A capacidade de treinamento e entrega aos utilizadores por parte da escola não vai além dos 16 ou 17 animais por ano. A lista de espera é longa. Sempre para cima de três anos. Neste momento existem cerca de 50 invisuais a aguardar uma oportunidade. “Vamos até onde podemos com a nossa capacidade de financiamento. Temos um subsídio da Segurança Social que cobre cerca de 60 por cento do nosso orçamento, mas o restante temos de o conseguir nós. Ou seja temos de encontrar 100 mil euros”, explica o director da escola, João Fonseca, referindo que um dos passos mais complicados do processo prende-se com a quantidade de educadores. Estes precisam de tirar um curso de três anos em França, o que torna o projecto deveras dispendioso. “Mais um elemento iria permitir entregar mais cinco cães por ano. Mas não temos capacidade financeira para colocar uma pessoa em França a tirar o curso”.
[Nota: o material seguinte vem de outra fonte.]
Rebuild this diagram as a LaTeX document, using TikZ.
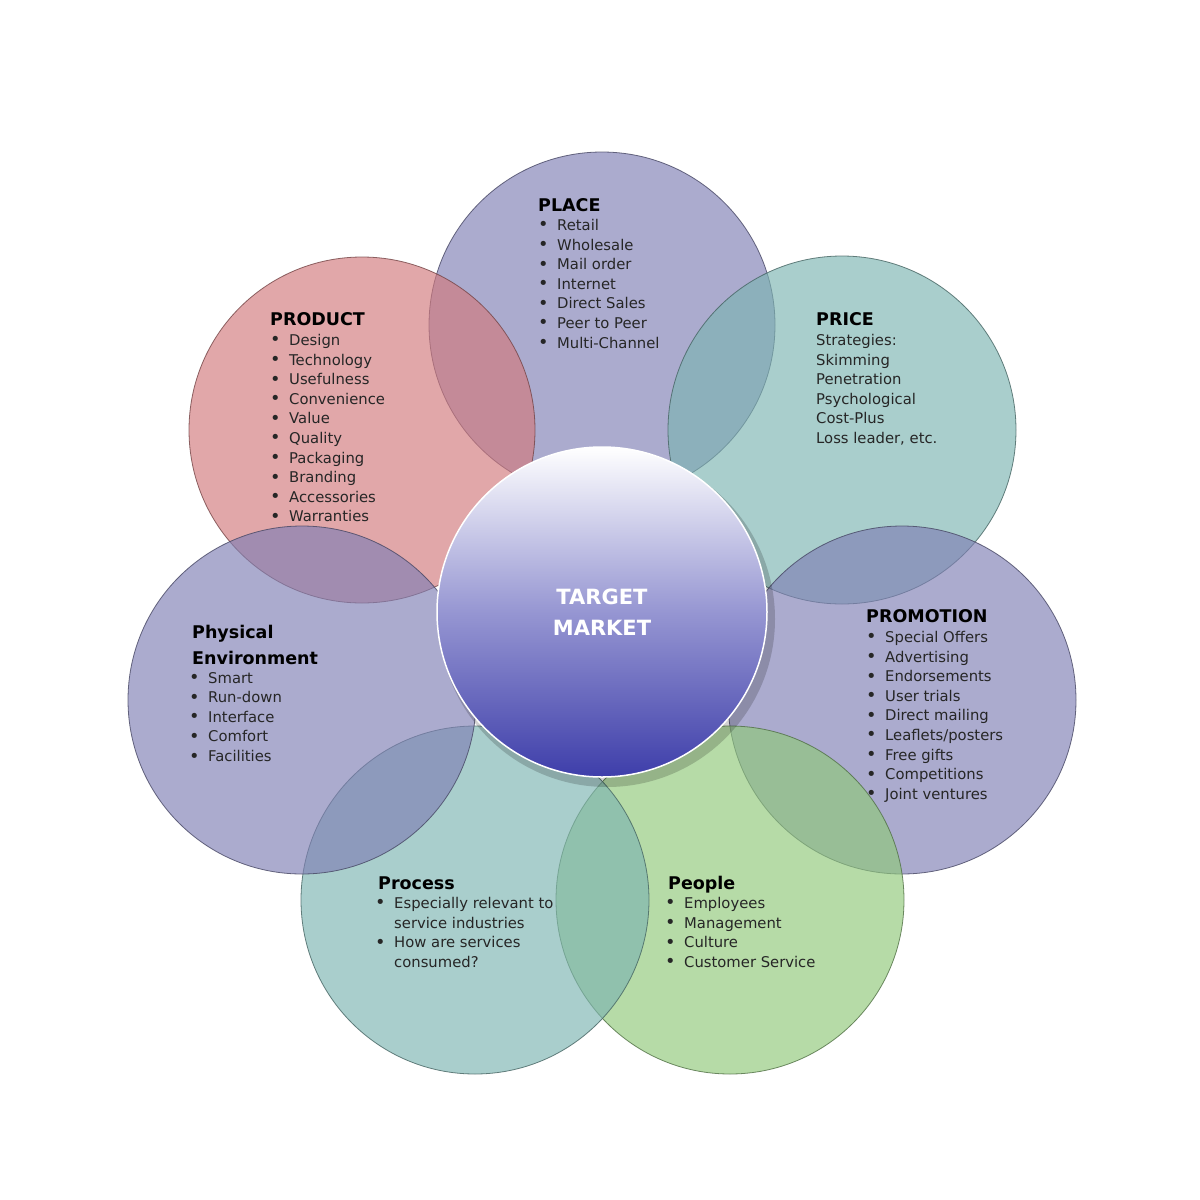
\documentclass[tikz,border=0pt]{standalone}
\usepackage{fontspec}
\setmainfont{DejaVu Sans}
\begin{document}
\begin{tikzpicture}[x=1pt,y=-1pt,
  petal/.style={draw=#1!55!black, draw opacity=0.8, line width=0.8pt, fill=#1, fill opacity=0.65},
  txt/.style={anchor=north west, align=left, font=\fontsize{14.8}{19.6}\selectfont, text=black!85, inner sep=0pt},
  head/.style={anchor=base west, font=\fontsize{17.5}{20}\selectfont\bfseries, text=black, inner sep=0pt}]
\definecolor{lav}{RGB}{127,127,180}
\definecolor{pink}{RGB}{210,121,124}
\definecolor{teal}{RGB}{124,180,177}
\definecolor{grn}{RGB}{143,201,121}
\definecolor{tmblue}{RGB}{62,62,170}
\newcommand{\bl}[1]{\makebox[20pt][l]{\hspace*{1pt}\raisebox{-0.5pt}{\scalebox{1.2}{•}}}#1}
\useasboundingbox (0,0) rectangle (1200,1200);
\fill[white] (0,0) rectangle (1200,1200);
\draw[petal=lav] (602,325) circle (173);
\draw[petal=pink] (362,430) circle (173);
\draw[petal=teal] (842,430) circle (174);
\draw[petal=lav] (902,700) circle (174);
\draw[petal=grn] (730,900) circle (174);
\draw[petal=teal] (475,900) circle (174);
\draw[petal=lav] (302,700) circle (174);
% center
\fill[black, opacity=0.18] (607,619) circle (168);
\shade[top color=white, bottom color=tmblue, middle color={rgb,255:red,150;green,150;blue,210}] (602,612) circle (165);
\draw[white, line width=1.5pt] (602,612) circle (165);
\node[name=tm, align=center, font=\fontsize{21}{31}\selectfont\bfseries, text=white] at (602,612) {TARGET\\MARKET};
% texts
\node[head] (hpl) at (538,211) {PLACE};
\node[txt] (tpl) at (537,219) {\bl{Retail}\\\bl{Wholesale}\\\bl{Mail order}\\\bl{Internet}\\\bl{Direct Sales}\\\bl{Peer to Peer}\\\bl{Multi-Channel}};
\node[head] (hpr) at (270,325) {PRODUCT};
\node[txt] (tpr) at (269,334) {\bl{Design}\\\bl{Technology}\\\bl{Usefulness}\\\bl{Convenience}\\\bl{Value}\\\bl{Quality}\\\bl{Packaging}\\\bl{Branding}\\\bl{Accessories}\\\bl{Warranties}};
\node[head] (hpc) at (816,325) {PRICE};
\node[txt] (tpc) at (816,334) {Strategies:\\Skimming\\Penetration\\Psychological\\Cost-Plus\\Loss leader, etc.};
\node[head] (hpm) at (866,622) {PROMOTION};
\node[txt] (tpm) at (865,631) {\bl{Special Offers}\\\bl{Advertising}\\\bl{Endorsements}\\\bl{User trials}\\\bl{Direct mailing}\\\bl{Leaflets/posters}\\\bl{Free gifts}\\\bl{Competitions}\\\bl{Joint ventures}};
\node[head] (hph) at (192,638) {Physical};
\node[head] (hph2) at (192,664) {Environment};
\node[txt] (tph) at (188,672) {\bl{Smart}\\\bl{Run-down}\\\bl{Interface}\\\bl{Comfort}\\\bl{Facilities}};
\node[head] (hps) at (378,889) {Process};
\node[txt] (tps) at (374,897) {\bl{Especially relevant to}\\\hspace*{20pt}service industries\\\bl{How are services}\\\hspace*{20pt}consumed?};
\node[head] (hpe) at (668,889) {People};
\node[txt] (tpe) at (664,897) {\bl{Employees}\\\bl{Management}\\\bl{Culture}\\\bl{Customer Service}};
\end{tikzpicture}
\end{document}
A escola vai procurar diversificar a oferta, criando uma forma de ampliar os recursos. O objectivo é começar a adestrar cães para auxiliar crianças autistas. A exigência neste caso é menor em termos de treino, mas segundo João Fonseca, será de enorme importância para as crianças e família. “Vai ajudar a criança no dia-a-dia, permitindo-lhe comunicar. Ao mesmo tempo possibilita aos pais reaverem mais tempo para eles próprios”, explica, adiantado que este é um projecto ainda em estudo. “Não queremos entrar de cabeça, primeiro temos de ter os pés bem assentes no chão”, frisa.